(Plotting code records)
********************
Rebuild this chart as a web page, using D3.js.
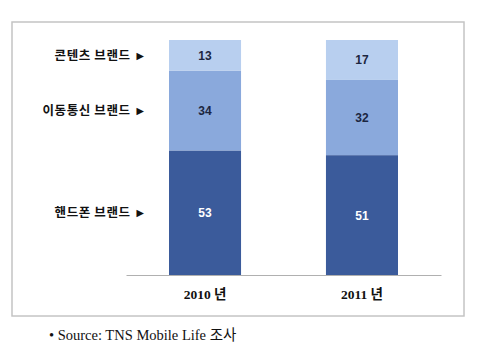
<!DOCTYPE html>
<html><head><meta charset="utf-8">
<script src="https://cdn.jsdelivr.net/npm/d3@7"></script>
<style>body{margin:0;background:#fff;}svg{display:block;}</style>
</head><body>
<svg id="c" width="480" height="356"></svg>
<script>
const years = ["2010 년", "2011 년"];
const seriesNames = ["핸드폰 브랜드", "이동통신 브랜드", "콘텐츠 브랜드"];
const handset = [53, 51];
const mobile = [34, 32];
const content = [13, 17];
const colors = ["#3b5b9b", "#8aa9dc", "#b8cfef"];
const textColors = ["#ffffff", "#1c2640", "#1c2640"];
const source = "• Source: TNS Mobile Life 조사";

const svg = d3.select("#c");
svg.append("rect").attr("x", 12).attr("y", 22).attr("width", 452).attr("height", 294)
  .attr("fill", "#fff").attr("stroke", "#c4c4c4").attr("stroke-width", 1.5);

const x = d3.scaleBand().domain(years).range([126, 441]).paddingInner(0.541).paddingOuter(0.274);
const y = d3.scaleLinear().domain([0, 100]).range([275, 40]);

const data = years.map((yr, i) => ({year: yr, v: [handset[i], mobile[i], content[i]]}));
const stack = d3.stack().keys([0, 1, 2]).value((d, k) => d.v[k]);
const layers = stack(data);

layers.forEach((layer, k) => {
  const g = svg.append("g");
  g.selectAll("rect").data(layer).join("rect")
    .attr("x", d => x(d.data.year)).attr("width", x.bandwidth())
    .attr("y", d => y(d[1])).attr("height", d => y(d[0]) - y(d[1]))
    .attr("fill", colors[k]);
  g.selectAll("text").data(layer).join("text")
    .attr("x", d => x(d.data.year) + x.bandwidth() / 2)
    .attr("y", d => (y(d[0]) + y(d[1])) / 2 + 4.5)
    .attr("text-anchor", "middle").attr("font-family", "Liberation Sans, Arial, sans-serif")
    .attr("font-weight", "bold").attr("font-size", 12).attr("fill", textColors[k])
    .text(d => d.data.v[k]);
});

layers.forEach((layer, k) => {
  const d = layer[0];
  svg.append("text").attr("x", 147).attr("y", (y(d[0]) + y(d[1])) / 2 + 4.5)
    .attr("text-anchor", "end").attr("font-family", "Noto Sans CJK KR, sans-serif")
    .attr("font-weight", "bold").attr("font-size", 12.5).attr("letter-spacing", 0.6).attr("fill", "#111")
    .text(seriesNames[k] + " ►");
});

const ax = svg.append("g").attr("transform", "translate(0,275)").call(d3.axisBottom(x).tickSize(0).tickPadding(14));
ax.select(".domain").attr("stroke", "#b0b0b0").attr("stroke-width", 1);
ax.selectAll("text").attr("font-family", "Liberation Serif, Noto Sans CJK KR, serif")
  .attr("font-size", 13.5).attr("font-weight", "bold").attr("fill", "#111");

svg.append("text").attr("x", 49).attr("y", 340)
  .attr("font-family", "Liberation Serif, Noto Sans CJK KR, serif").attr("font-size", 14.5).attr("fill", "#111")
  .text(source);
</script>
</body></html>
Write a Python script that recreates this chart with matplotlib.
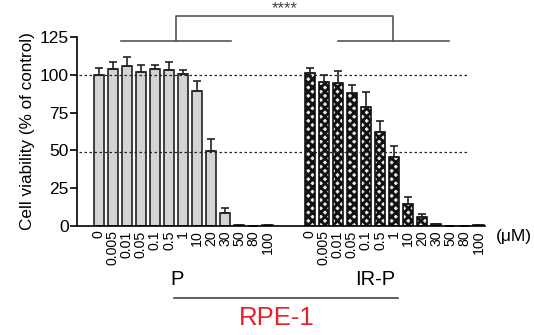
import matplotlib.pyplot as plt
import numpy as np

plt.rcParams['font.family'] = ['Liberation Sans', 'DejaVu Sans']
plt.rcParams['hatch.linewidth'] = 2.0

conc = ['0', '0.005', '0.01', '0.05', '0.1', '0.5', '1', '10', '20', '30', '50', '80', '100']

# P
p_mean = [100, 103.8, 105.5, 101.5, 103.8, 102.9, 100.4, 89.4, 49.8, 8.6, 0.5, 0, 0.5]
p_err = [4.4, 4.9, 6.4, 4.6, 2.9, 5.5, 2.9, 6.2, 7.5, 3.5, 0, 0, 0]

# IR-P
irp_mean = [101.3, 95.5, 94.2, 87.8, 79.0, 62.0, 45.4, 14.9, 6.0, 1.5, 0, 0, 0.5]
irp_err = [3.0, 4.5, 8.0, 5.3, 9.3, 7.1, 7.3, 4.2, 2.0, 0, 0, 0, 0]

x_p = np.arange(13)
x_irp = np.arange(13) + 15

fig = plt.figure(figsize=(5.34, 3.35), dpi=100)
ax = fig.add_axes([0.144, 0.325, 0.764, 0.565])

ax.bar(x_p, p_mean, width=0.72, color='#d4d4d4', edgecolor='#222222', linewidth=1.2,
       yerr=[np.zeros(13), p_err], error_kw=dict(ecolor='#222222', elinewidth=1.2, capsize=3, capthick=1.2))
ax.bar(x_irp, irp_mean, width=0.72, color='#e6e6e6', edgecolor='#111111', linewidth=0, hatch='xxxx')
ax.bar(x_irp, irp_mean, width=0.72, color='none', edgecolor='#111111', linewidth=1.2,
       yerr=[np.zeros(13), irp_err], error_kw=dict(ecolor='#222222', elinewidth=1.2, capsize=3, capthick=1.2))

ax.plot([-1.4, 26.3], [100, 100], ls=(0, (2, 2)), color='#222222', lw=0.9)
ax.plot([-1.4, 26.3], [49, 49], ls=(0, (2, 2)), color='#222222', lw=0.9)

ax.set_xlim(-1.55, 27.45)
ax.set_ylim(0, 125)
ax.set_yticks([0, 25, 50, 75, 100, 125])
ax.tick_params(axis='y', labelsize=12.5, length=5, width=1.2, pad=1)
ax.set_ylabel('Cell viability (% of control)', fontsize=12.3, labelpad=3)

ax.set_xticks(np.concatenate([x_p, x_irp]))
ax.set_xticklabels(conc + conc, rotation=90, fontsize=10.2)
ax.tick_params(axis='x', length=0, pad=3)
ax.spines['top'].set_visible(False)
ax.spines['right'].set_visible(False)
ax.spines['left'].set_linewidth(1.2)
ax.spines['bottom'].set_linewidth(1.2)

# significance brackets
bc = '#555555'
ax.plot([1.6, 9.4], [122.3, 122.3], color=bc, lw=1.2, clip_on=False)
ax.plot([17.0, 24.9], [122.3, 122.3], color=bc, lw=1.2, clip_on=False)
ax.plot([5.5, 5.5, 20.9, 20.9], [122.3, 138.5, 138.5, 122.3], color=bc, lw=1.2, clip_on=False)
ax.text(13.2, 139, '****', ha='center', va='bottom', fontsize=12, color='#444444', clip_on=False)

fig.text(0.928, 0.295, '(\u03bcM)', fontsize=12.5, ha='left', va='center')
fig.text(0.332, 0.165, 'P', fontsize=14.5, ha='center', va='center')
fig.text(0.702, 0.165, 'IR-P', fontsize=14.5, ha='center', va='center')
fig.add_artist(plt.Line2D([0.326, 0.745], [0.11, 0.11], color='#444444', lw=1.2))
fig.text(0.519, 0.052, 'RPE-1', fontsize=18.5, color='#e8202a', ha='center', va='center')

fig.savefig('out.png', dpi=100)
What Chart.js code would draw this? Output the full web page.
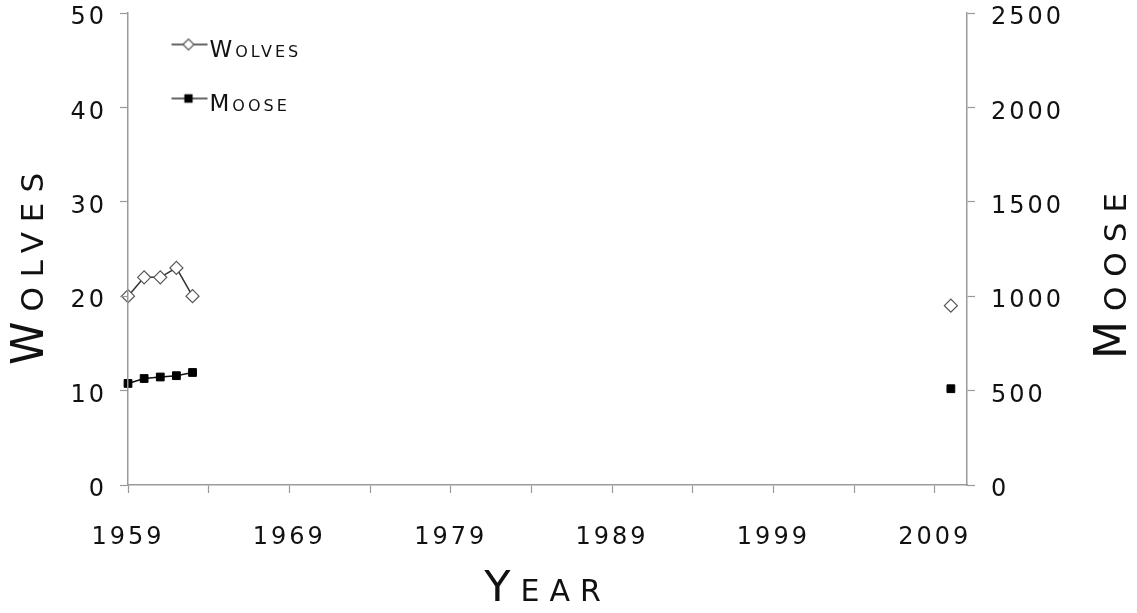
********************
Reproduce every line exactly and omit all pictures.

**Exercise output**.
Rebuild this chart as a web page, using D3.js.
<!DOCTYPE html>
<html><head><meta charset="utf-8">
<script src="https://cdn.jsdelivr.net/npm/d3@7"></script>
<style>body{margin:0;background:#fff;}svg{display:block;}</style>
</head><body>
<svg id="c" width="480" height="356"></svg>
<script>
const years = ["2010 년", "2011 년"];
const seriesNames = ["핸드폰 브랜드", "이동통신 브랜드", "콘텐츠 브랜드"];
const handset = [53, 51];
const mobile = [34, 32];
const content = [13, 17];
const colors = ["#3b5b9b", "#8aa9dc", "#b8cfef"];
const textColors = ["#ffffff", "#1c2640", "#1c2640"];
const source = "• Source: TNS Mobile Life 조사";

const svg = d3.select("#c");
svg.append("rect").attr("x", 12).attr("y", 22).attr("width", 452).attr("height", 294)
  .attr("fill", "#fff").attr("stroke", "#c4c4c4").attr("stroke-width", 1.5);

const x = d3.scaleBand().domain(years).range([126, 441]).paddingInner(0.541).paddingOuter(0.274);
const y = d3.scaleLinear().domain([0, 100]).range([275, 40]);

const data = years.map((yr, i) => ({year: yr, v: [handset[i], mobile[i], content[i]]}));
const stack = d3.stack().keys([0, 1, 2]).value((d, k) => d.v[k]);
const layers = stack(data);

layers.forEach((layer, k) => {
  const g = svg.append("g");
  g.selectAll("rect").data(layer).join("rect")
    .attr("x", d => x(d.data.year)).attr("width", x.bandwidth())
    .attr("y", d => y(d[1])).attr("height", d => y(d[0]) - y(d[1]))
    .attr("fill", colors[k]);
  g.selectAll("text").data(layer).join("text")
    .attr("x", d => x(d.data.year) + x.bandwidth() / 2)
    .attr("y", d => (y(d[0]) + y(d[1])) / 2 + 4.5)
    .attr("text-anchor", "middle").attr("font-family", "Liberation Sans, Arial, sans-serif")
    .attr("font-weight", "bold").attr("font-size", 12).attr("fill", textColors[k])
    .text(d => d.data.v[k]);
});

layers.forEach((layer, k) => {
  const d = layer[0];
  svg.append("text").attr("x", 147).attr("y", (y(d[0]) + y(d[1])) / 2 + 4.5)
    .attr("text-anchor", "end").attr("font-family", "Noto Sans CJK KR, sans-serif")
    .attr("font-weight", "bold").attr("font-size", 12.5).attr("letter-spacing", 0.6).attr("fill", "#111")
    .text(seriesNames[k] + " ►");
});

const ax = svg.append("g").attr("transform", "translate(0,275)").call(d3.axisBottom(x).tickSize(0).tickPadding(14));
ax.select(".domain").attr("stroke", "#b0b0b0").attr("stroke-width", 1);
ax.selectAll("text").attr("font-family", "Liberation Serif, Noto Sans CJK KR, serif")
  .attr("font-size", 13.5).attr("font-weight", "bold").attr("fill", "#111");

svg.append("text").attr("x", 49).attr("y", 340)
  .attr("font-family", "Liberation Serif, Noto Sans CJK KR, serif").attr("font-size", 14.5).attr("fill", "#111")
  .text(source);
</script>
</body></html>
Write a Python script that recreates this chart with matplotlib.
import matplotlib.pyplot as plt
import numpy as np

plt.rcParams['font.family'] = ['Liberation Sans', 'DejaVu Sans']
plt.rcParams['hatch.linewidth'] = 2.0

conc = ['0', '0.005', '0.01', '0.05', '0.1', '0.5', '1', '10', '20', '30', '50', '80', '100']

# P
p_mean = [100, 103.8, 105.5, 101.5, 103.8, 102.9, 100.4, 89.4, 49.8, 8.6, 0.5, 0, 0.5]
p_err = [4.4, 4.9, 6.4, 4.6, 2.9, 5.5, 2.9, 6.2, 7.5, 3.5, 0, 0, 0]

# IR-P
irp_mean = [101.3, 95.5, 94.2, 87.8, 79.0, 62.0, 45.4, 14.9, 6.0, 1.5, 0, 0, 0.5]
irp_err = [3.0, 4.5, 8.0, 5.3, 9.3, 7.1, 7.3, 4.2, 2.0, 0, 0, 0, 0]

x_p = np.arange(13)
x_irp = np.arange(13) + 15

fig = plt.figure(figsize=(5.34, 3.35), dpi=100)
ax = fig.add_axes([0.144, 0.325, 0.764, 0.565])

ax.bar(x_p, p_mean, width=0.72, color='#d4d4d4', edgecolor='#222222', linewidth=1.2,
       yerr=[np.zeros(13), p_err], error_kw=dict(ecolor='#222222', elinewidth=1.2, capsize=3, capthick=1.2))
ax.bar(x_irp, irp_mean, width=0.72, color='#e6e6e6', edgecolor='#111111', linewidth=0, hatch='xxxx')
ax.bar(x_irp, irp_mean, width=0.72, color='none', edgecolor='#111111', linewidth=1.2,
       yerr=[np.zeros(13), irp_err], error_kw=dict(ecolor='#222222', elinewidth=1.2, capsize=3, capthick=1.2))

ax.plot([-1.4, 26.3], [100, 100], ls=(0, (2, 2)), color='#222222', lw=0.9)
ax.plot([-1.4, 26.3], [49, 49], ls=(0, (2, 2)), color='#222222', lw=0.9)

ax.set_xlim(-1.55, 27.45)
ax.set_ylim(0, 125)
ax.set_yticks([0, 25, 50, 75, 100, 125])
ax.tick_params(axis='y', labelsize=12.5, length=5, width=1.2, pad=1)
ax.set_ylabel('Cell viability (% of control)', fontsize=12.3, labelpad=3)

ax.set_xticks(np.concatenate([x_p, x_irp]))
ax.set_xticklabels(conc + conc, rotation=90, fontsize=10.2)
ax.tick_params(axis='x', length=0, pad=3)
ax.spines['top'].set_visible(False)
ax.spines['right'].set_visible(False)
ax.spines['left'].set_linewidth(1.2)
ax.spines['bottom'].set_linewidth(1.2)

# significance brackets
bc = '#555555'
ax.plot([1.6, 9.4], [122.3, 122.3], color=bc, lw=1.2, clip_on=False)
ax.plot([17.0, 24.9], [122.3, 122.3], color=bc, lw=1.2, clip_on=False)
ax.plot([5.5, 5.5, 20.9, 20.9], [122.3, 138.5, 138.5, 122.3], color=bc, lw=1.2, clip_on=False)
ax.text(13.2, 139, '****', ha='center', va='bottom', fontsize=12, color='#444444', clip_on=False)

fig.text(0.928, 0.295, '(\u03bcM)', fontsize=12.5, ha='left', va='center')
fig.text(0.332, 0.165, 'P', fontsize=14.5, ha='center', va='center')
fig.text(0.702, 0.165, 'IR-P', fontsize=14.5, ha='center', va='center')
fig.add_artist(plt.Line2D([0.326, 0.745], [0.11, 0.11], color='#444444', lw=1.2))
fig.text(0.519, 0.052, 'RPE-1', fontsize=18.5, color='#e8202a', ha='center', va='center')

fig.savefig('out.png', dpi=100)
What Chart.js code would draw this? Output the full web page.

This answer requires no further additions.